During my psychiatry residency a patient voiced this fantasy: “You met me in the clinic, introduced yourself as ‘Dr. Sabin,’ and took me into an office. How do I know that you are not a bum off the street who put on a tie and is pulling off a hoax?” At least my patient could see me and know that I existed, whether bona fide resident or bum off the street.

As a medical student I had learned of an experiment that could never get by an Institutional Review Board now. Subjects were offered “psychotherapy” via speaking into a tape recorder. They were told that a “therapist,” who they would never meet, would listen to their recordings. At the end of the experimental “treatment” they were quizzed about outcome and feelings about their “therapist.” Many had improved and voiced positive attitudes towards their “therapist.” The web offers an ideal way to put this unethical experiment into practice.

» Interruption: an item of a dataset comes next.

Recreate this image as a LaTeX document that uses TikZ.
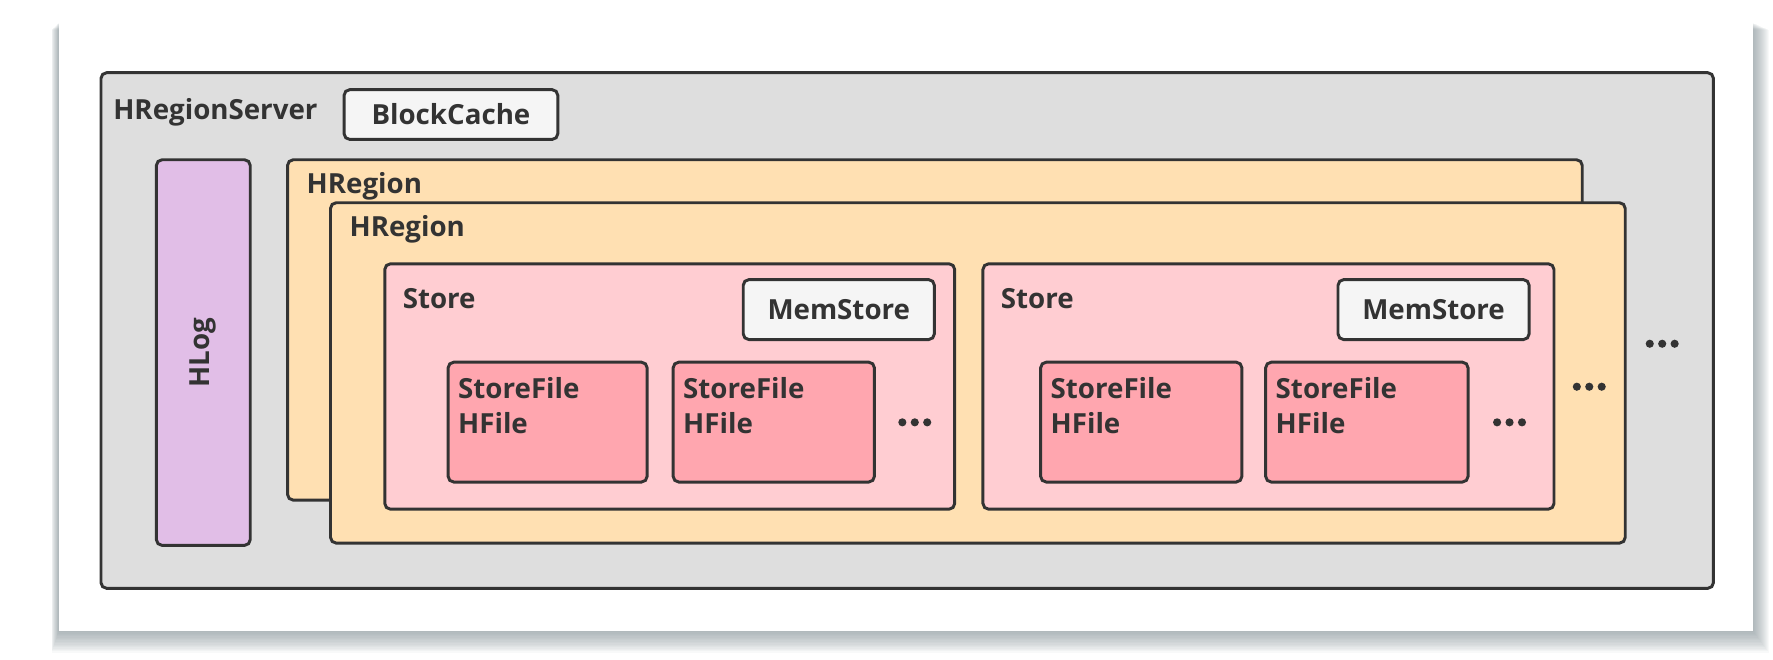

I have used email in my work with patients (who I also see in the office) for at least ten years. Some people can express themselves more fully and listen better without face to face contact. (That is why Freud initially sat behind the couch.) For others, convenience is key. And for people with limited mobility, the Internet can be a savior.

As enthusiastic as I am about the ways in which web-based applications can support mental health practice, I worry about the Wild West ethics that will emerge. Psychiatry, psychology, social work and other mental health professions have developed robust ethical frameworks. Clinicians may not adhere to their profession’s code, but expectations are clear, and there are mechanisms for enforcement.

Not so with the web. A medium that brings together clients with depression, anxiety, and the full range of mental health problems, with invisible and unaccountable vendors of therapy, is ripe for exploitation and abuse.

Because offshore counseling services will elicit a higher level of wariness then the friendly looking U.S. based online counselors who tell us about their families and church affiliations, they may impose a higher level of quality control and transparency.

The best educators about the risks in online therapy will probably be our comedians. We can look forward to seeing what Woody Allen – the master satirist of psychotherapy – comes up with. It won't be long before comedians riff about the rights and wrongs of therapists having telephone sex with their patients!